I'm Ugandan, I will not name and shame

Feb 23, 2014

I have a friend and colleague who loves cakes, and will have at least a slice once a day. She normally buys them from different places, but one day she went to one near her office and bought two slices.

By Kalungi Kabuye

I have a friend and colleague who loves cakes, and will have at least a slice once a day. She normally buys them from different places, but one day she went to one near her office and bought two slices. When she got back to her office and unwrapped them, she found they were too hard to eat, and so took them back.


But at the bakery she was told that they could not be exchanged, and that anyway the cakes were only hard because they were kept in the fridge overnight. The bakery refused to take them back, so my friend was stuck with hard cake she could not eat. Understandably she was mad as hell, and told everyone who could listen about it. But up to this day, for reasons only known to herself, she has not told us where exactly she bought those cakes.

Another social media friend told the story of a young Ugandan man who is stuck in a foreign country, and needs help to get out and come back home. She asked her friends to pray for him, but no, she would not reveal the names of the guy who needed help, or what country he was in.

There are posts everyday on social media about loved ones that pass away. A typical one will be like: “…I will miss him, may his soul rest in peace.” The next 100 or so comments will be asking, "who died?" When? What happened? But there will be no further comment from the one who put up the status.

Then there are the politicians (of course) and public officials that rail against all kinds of evils in our society, claim to know the wrongdoers, and threaten to name them if they don’t stop doing what they are doing. But none of them ever actually come out and name these wrong fellows.

But the most famous one was Paul Ssemogerere’s ‘Black Book’. During the war in the early 1980s, lots of people were killed. Pogroms, known locally as ‘panda gari’, would be carried out in various places and people taken away, never to be seen again.

So the long-serving Democratic Party leader claimed he had the names of all of those involved in the ‘panda gari’ written down in his Black Book, and threatened to reveal their identities. To this day, almost 30 years later, those names still remain a mystery.

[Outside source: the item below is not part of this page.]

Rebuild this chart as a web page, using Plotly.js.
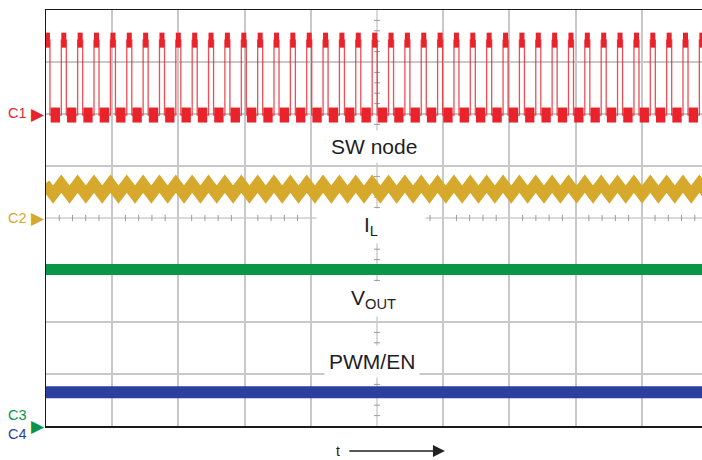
<!DOCTYPE html>
<html>
<head>
<meta charset="utf-8">
<script src="https://cdn.plot.ly/plotly-3.0.1.min.js"></script>
<style>
  html, body { margin: 0; padding: 0; background: #ffffff; }
  #chart { width: 702px; height: 460px; }
</style>
</head>
<body>
<div id="chart"></div>
<script>
// ---- values (x in divisions, y in divisions from bottom) ----
// SW node rising edges (divisions)
const swRise = [-0.016, 0.231, 0.478, 0.725, 0.973, 1.220, 1.467, 1.714, 1.961, 2.208,
                2.455, 2.702, 2.950, 3.197, 3.444, 3.691, 3.938, 4.185, 4.432, 4.679,
                4.927, 5.174, 5.421, 5.668, 5.915, 6.162, 6.409, 6.656, 6.904, 7.151,
                7.398, 7.645, 7.892, 8.139, 8.386, 8.633, 8.881, 9.128, 9.375, 9.622, 9.869];
// SW node falling edges (divisions)
const swFall = [0.060, 0.307, 0.554, 0.801, 1.049, 1.296, 1.543, 1.790, 2.037, 2.284,
                2.531, 2.778, 3.026, 3.273, 3.520, 3.767, 4.014, 4.261, 4.508, 4.755,
                5.003, 5.250, 5.497, 5.744, 5.991, 6.238, 6.485, 6.732, 6.980, 7.227,
                7.474, 7.721, 7.968, 8.215, 8.462, 8.709, 8.957, 9.204, 9.451, 9.698, 9.945];
const swHigh = 7.42;     // div
const swLow  = 5.98;     // div

// Inductor current: peak and valley instants (divisions) and levels
const ilPeakT   = [-0.016, 0.231, 0.478, 0.725, 0.973, 1.220, 1.467, 1.714, 1.961, 2.208,
                   2.455, 2.702, 2.950, 3.197, 3.444, 3.691, 3.938, 4.185, 4.432, 4.679,
                   4.927, 5.174, 5.421, 5.668, 5.915, 6.162, 6.409, 6.656, 6.904, 7.151,
                   7.398, 7.645, 7.892, 8.139, 8.386, 8.633, 8.881, 9.128, 9.375, 9.622, 9.869];
const ilValleyT = [0.107, 0.355, 0.602, 0.849, 1.096, 1.344, 1.591, 1.838, 2.085, 2.332,
                   2.579, 2.826, 3.073, 3.320, 3.568, 3.815, 4.062, 4.309, 4.556, 4.803,
                   5.050, 5.297, 5.545, 5.792, 6.039, 6.286, 6.533, 6.780, 7.027, 7.275,
                   7.522, 7.769, 8.016, 8.263, 8.510, 8.757, 9.004, 9.251, 9.498, 9.746, 9.993];
const ilPeak   = 4.66;
const ilValley = 4.45;

// VOUT and PWM/EN flat levels
const spanT     = [0, 9.95];
const voutLevel = [3.01, 3.01];
const pwmLevel  = [0.65, 0.65];

// labels
const traceLabels  = ['SW node', 'I<sub>L</sub>', 'V<sub>OUT</sub>', 'PWM/EN'];
const channelNames = ['C1', 'C2', 'C3', 'C4'];
const channelRef   = [6, 4, 0];          // reference-level markers (div)

// ---- build traces ----
const RED = '#e8232b', GOLD = '#d6a82b', GREEN = '#0b9548', BLUE = '#2c3f9f';
const FONT = '"Liberation Sans", Arial, Helvetica, sans-serif';

// thin SW square wave
const swX = [], swY = [];
for (let i = 0; i < swRise.length; i++) {
  swX.push(swRise[i], swRise[i], swFall[i], swFall[i]);
  swY.push(swLow, swHigh, swHigh, swLow);
}
// thick plateaus
const hiX = [], hiY = [], loX = [], loY = [];
for (let i = 0; i < swRise.length; i++) {
  hiX.push(swRise[i], swFall[i], null);
  hiY.push(swHigh, swHigh, null);
  const nextRise = i + 1 < swRise.length ? swRise[i + 1] : 10.2;
  loX.push(swFall[i] + 0.01, nextRise - 0.02, null);
  loY.push(swLow, swLow, null);
}
// IL triangle
const ilX = [], ilY = [];
for (let i = 0; i < ilPeakT.length; i++) {
  ilX.push(ilPeakT[i]); ilY.push(ilPeak);
  if (i < ilValleyT.length) { ilX.push(ilValleyT[i]); ilY.push(ilValley); }
}

const traces = [
  {x: swX, y: swY, mode: 'lines', line: {color: RED, width: 1.3}, opacity: 0.8, hoverinfo: 'skip'},
  {x: hiX, y: hiY, mode: 'lines', line: {color: RED, width: 15}, connectgaps: false, hoverinfo: 'skip'},
  {x: loX, y: loY, mode: 'lines', line: {color: RED, width: 15}, connectgaps: false, hoverinfo: 'skip'},
  {x: ilX, y: ilY, mode: 'lines', line: {color: GOLD, width: 11}, hoverinfo: 'skip'},
  {x: spanT, y: voutLevel, mode: 'lines', line: {color: GREEN, width: 11}, hoverinfo: 'skip'},
  {x: spanT, y: pwmLevel, mode: 'lines', line: {color: BLUE, width: 12}, hoverinfo: 'skip'}
];

// ---- centre graticule lines with minor ticks ----
const XMAX = 9.909;
const shapes = [];
const GC = '#9c9c9c';
shapes.push({type: 'line', xref: 'x', yref: 'y', x0: 0, x1: XMAX, y0: 4, y1: 4, line: {color: '#b5b5b5', width: 1}, layer: 'below'});
shapes.push({type: 'line', xref: 'x', yref: 'y', x0: 5, x1: 5, y0: 0, y1: 8, line: {color: '#b5b5b5', width: 1}, layer: 'below'});
for (let k = 1; k < 50; k++) {
  const xv = k * 0.2;
  if (xv > XMAX) break;
  shapes.push({type: 'line', xref: 'x', yref: 'y', x0: xv, x1: xv, y0: 4 - 0.06, y1: 4 + 0.06, line: {color: GC, width: 1}, layer: 'below'});
}
for (let k = 1; k < 40; k++) {
  const yv = k * 0.2;
  shapes.push({type: 'line', xref: 'x', yref: 'y', x0: 5 - 0.045, x1: 5 + 0.045, y0: yv, y1: yv, line: {color: GC, width: 1}, layer: 'below'});
}

// ---- annotations ----
const ann = [];
const labelPos = [[4.955, 5.37], [4.91, 3.85], [4.94, 2.45], [4.917, 1.25]];
const labelBoxW = [null, 100, null, null];
for (let i = 0; i < traceLabels.length; i++) {
  const a = {xref: 'x', yref: 'y', x: labelPos[i][0], y: labelPos[i][1], text: traceLabels[i],
             showarrow: false, font: {family: FONT, size: 21, color: '#1e1e1e'},
             bgcolor: '#ffffff', borderpad: 4};
  if (labelBoxW[i]) a.width = labelBoxW[i];
  ann.push(a);
}
const chColors = [RED, GOLD, GREEN, BLUE];
const chY = [0.752, 0.5, 0.0264, -0.0192];   // paper fractions of the plot height
for (let i = 0; i < channelNames.length; i++) {
  ann.push({xref: 'paper', yref: 'paper', x: -0.0265, y: chY[i], xanchor: 'right', yanchor: 'middle',
            text: channelNames[i], showarrow: false, font: {family: FONT, size: 14.5, color: chColors[i]}});
}
const arrowColors = [RED, GOLD, GREEN];
for (let i = 0; i < channelRef.length; i++) {
  ann.push({xref: 'paper', yref: 'y', x: 0.001, y: channelRef[i], xanchor: 'right', yanchor: 'middle',
            text: '\u25B6', showarrow: false,
            font: {family: '"DejaVu Sans", sans-serif', size: 17, color: arrowColors[i]}});
}
// time label
ann.push({xref: 'paper', yref: 'paper', x: 0.445, y: -0.0601, xanchor: 'center', yanchor: 'middle',
          text: 't', showarrow: false, height: 16, borderpad: 0,
          font: {family: FONT, size: 14, color: '#222'}});
// time arrow
ann.push({xref: 'paper', yref: 'paper', x: 0.608, y: -0.0601, ax: -97, ay: 0, text: '',
          showarrow: true, arrowhead: 2, arrowsize: 1.7, arrowwidth: 1.4, arrowcolor: '#222'});

const layout = {
  width: 702, height: 460,
  margin: {l: 46, r: 0, t: 10, b: 34},
  paper_bgcolor: '#ffffff', plot_bgcolor: '#ffffff',
  showlegend: false,
  xaxis: {range: [0, XMAX], tickvals: [1, 2, 3, 4, 6, 7, 8, 9], showticklabels: false, ticks: '',
          showgrid: true, gridcolor: '#c8c8c8', gridwidth: 2, zeroline: false,
          showline: true, mirror: true, linecolor: '#1a1a1a', linewidth: 1.5, fixedrange: true},
  yaxis: {range: [0, 8], tickvals: [1, 2, 3, 5, 6, 7], showticklabels: false, ticks: '',
          showgrid: true, gridcolor: '#c8c8c8', gridwidth: 2, zeroline: false,
          showline: true, mirror: false, linecolor: '#1a1a1a', linewidth: 1.5, fixedrange: true},
  shapes: shapes,
  annotations: ann
};

Plotly.newPlot('chart', traces, layout, {displayModeBar: false, staticPlot: true});
</script>
</body>
</html>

What is it with Ugandans? What is it in our character that refuses us to ‘name and shame’ the bad characters in our midst? Is it some mistaken sense of privacy? Or is it a hangover from those dark days? Or is it because, like somebody said, we are all thieves and don’t want to snitch on other thieves?

To that friend of mine who bought a hard cake she could not eat, I bet the bakery is still selling people cakes they cannot eat. Doesn’t she think if she revealed the bakery, it will be forced to change its evil ways and we will all get good eatable cakes?

And colleague of mine trying to help a young Ugandan guy get home, how are we supposed to help when we don’t know who he is or where he is? Like they say, I don’t think prayers will be enough, if we are going to sign any cheques more information is needed.

And those fellows on social media posting about those that have died, we can only mourn with you if we know who has died. Even if they owed everybody money, it is too late to arrest them anyway.

Politicians will never sell out their fellow politicians, so we shall give those a miss. But Dr Ssemogerere, when will it be the right time to reveal who is in your Black Book?